For now I have no reason to spend the money, but eventually Im sure I'll get one


----------



## Morbo (Aug 26, 2009)

Starbuck said:


> 1. Yes It will even make a standard DVD look better ( if it's a decent machine)
> 2. Yes a new release BD movie is about $29.95
> 3. The selection is getting better, most new releases these days or also on BD
> 4. This one I have no answer for. Anyone else???


Haven't seen any blu-ray disk changer except a Sony 400 disk changer, which is somewhat insane.

I usually buy inexpensive blurays, 10-20$ except if they are significantly more than just a movie (like Blade Runner). There's a pretty good selection of inexpensive ones and many deals from time to time. 



al3d said:


> OH....if you wanna get blown away..get or rent the Sean Connery era Blueray disc, it's some of the best transfers and clean-up job I ever saw..just stunning.


I definitely will. It's been a while since I watched an older James Bond movie.


----------



## arloskay (Sep 5, 2007)

I won one in a contest, along with a collection of movies. I haven't received it yet, though. I wouldn't have bought one otherwise (maybe a PS3 if I did). I also have an HD-DVD player that I bought when they were clearing them out, plus lots of HD-DVD movies which I have bought on clearance as well.


----------



## zontar (Oct 25, 2007)

When I get one, you'll know another format is on the way...

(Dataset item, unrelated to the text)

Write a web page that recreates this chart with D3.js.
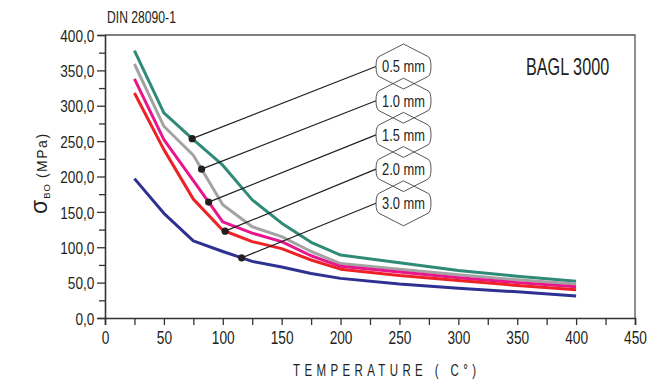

Actually we just got a free DVD player, so I'll stick with that for a while.


----------



## guitarman2 (Aug 25, 2006)

No blu-ray for me. At least not yet. I just bought a Pioneer upconverting DVD player, a few months ago that I'm more than satisfied with.
Even though both my Panny Plasma's are 1080P I have no desire for Blu-Ray yet.


----------



## Robert1950 (Jan 21, 2006)

Meh...........


----------



## zjq426 (Aug 23, 2009)

If i were getting a blu-ray player, that would be ps3. period.


----------



## mrmatt1972 (Apr 3, 2008)

hollowbody said:


> My GF said we can't buy a new TV til the old one dies, so I occasionally hit it, or try to spill stuff on it these days.

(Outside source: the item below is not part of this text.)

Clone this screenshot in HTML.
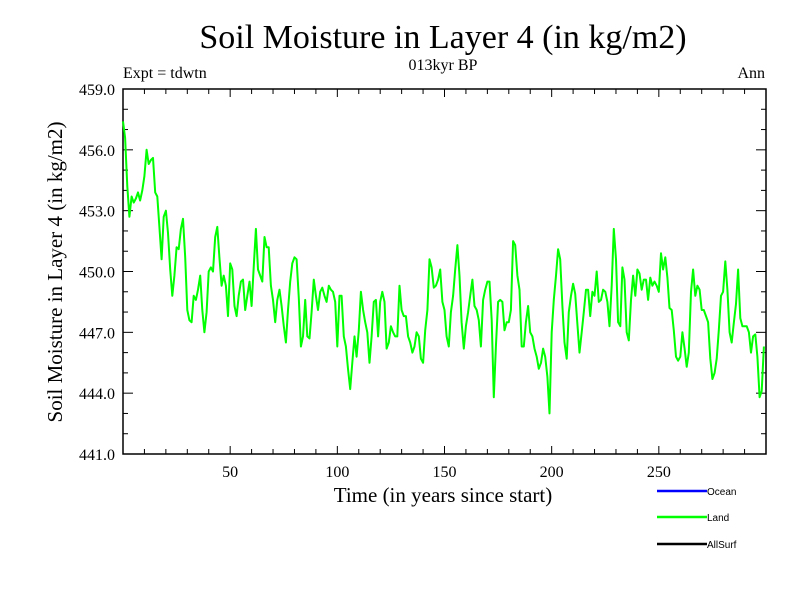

That's funny! My wife once made a colour TV of ours into a Black and White TV by dusting it while it was on. She got a big static jolt and that was it, no more colour.

MAybe if you rub your feet on the carpet and try to shock your TV!hwopv


----------



## Jimi D (Oct 27, 2008)

al3d said:


> Even simple DVDs will look better on a BD player with it's enhanced capabilities..

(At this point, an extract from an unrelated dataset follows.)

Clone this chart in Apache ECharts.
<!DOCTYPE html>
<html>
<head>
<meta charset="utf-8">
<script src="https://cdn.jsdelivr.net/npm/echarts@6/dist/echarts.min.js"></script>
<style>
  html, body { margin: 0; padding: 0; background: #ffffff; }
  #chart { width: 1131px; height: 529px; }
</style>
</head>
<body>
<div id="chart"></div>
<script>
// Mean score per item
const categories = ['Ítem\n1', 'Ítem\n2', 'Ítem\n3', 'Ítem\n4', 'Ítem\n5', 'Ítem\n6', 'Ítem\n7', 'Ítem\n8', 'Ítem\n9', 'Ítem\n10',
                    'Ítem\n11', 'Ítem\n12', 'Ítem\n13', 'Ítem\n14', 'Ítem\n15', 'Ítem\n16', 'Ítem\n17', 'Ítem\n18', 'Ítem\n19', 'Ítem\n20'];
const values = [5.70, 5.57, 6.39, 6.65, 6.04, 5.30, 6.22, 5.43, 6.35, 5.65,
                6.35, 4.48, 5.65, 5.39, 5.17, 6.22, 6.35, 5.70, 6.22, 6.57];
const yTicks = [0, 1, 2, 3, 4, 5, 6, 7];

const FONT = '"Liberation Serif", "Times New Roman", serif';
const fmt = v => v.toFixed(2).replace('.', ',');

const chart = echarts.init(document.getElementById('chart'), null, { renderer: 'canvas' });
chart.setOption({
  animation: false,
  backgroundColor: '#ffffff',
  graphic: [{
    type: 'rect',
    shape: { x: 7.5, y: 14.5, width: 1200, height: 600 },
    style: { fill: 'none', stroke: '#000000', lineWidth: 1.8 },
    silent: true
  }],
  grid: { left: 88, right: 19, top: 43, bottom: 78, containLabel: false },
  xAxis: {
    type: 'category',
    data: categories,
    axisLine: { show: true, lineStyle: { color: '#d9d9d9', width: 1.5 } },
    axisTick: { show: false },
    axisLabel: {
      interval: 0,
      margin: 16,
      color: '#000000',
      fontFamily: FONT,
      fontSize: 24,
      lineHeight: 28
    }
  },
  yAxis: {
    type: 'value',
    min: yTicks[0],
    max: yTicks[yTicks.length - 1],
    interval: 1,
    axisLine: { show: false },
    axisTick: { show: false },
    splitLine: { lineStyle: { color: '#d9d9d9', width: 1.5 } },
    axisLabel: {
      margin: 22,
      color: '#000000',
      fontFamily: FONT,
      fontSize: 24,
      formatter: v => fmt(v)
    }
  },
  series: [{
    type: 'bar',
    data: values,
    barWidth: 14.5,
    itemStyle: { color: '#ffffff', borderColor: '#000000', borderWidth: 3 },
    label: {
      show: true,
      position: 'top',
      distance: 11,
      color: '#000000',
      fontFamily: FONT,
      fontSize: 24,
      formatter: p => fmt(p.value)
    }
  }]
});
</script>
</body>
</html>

uh, no... I've got a much better upscaler in my Toshiba TV than most Bluray players will ever have, and there are plenty of decent quality upconverting DVD players with HDMI outputs on the market if you don't have a good upscaler in your HDTV (many of them leave something to be desired)...

I have a 57" HDTV and I would never recommend someone "upgrade" to Bluray from DVD unless they have a large amount of disposable income and are serious home theatre hounds... There simply is not a big enough difference between Bluray and a decent DVD print to justify the significant increase in costs at this point, imho... Sure, when I go over to Accept2's place and we check out something on his 110" projection system, we can see a difference when directly comparing the DVD to the Bluray (we did that with Carpenter's "The Thing" a while back), but I'd enjoy the movie either way. Doing a direct comparison on my 57" Toshiba TheaterWide still reveals some differences when I'm looking for them, but in the course of "moving" picture, it's not anything I'd notice unless I was specifically looking for it, and examining background nooks for tiny details is not why I watch a movie... The differences between VHS and DVD were much more obvious, much more visible...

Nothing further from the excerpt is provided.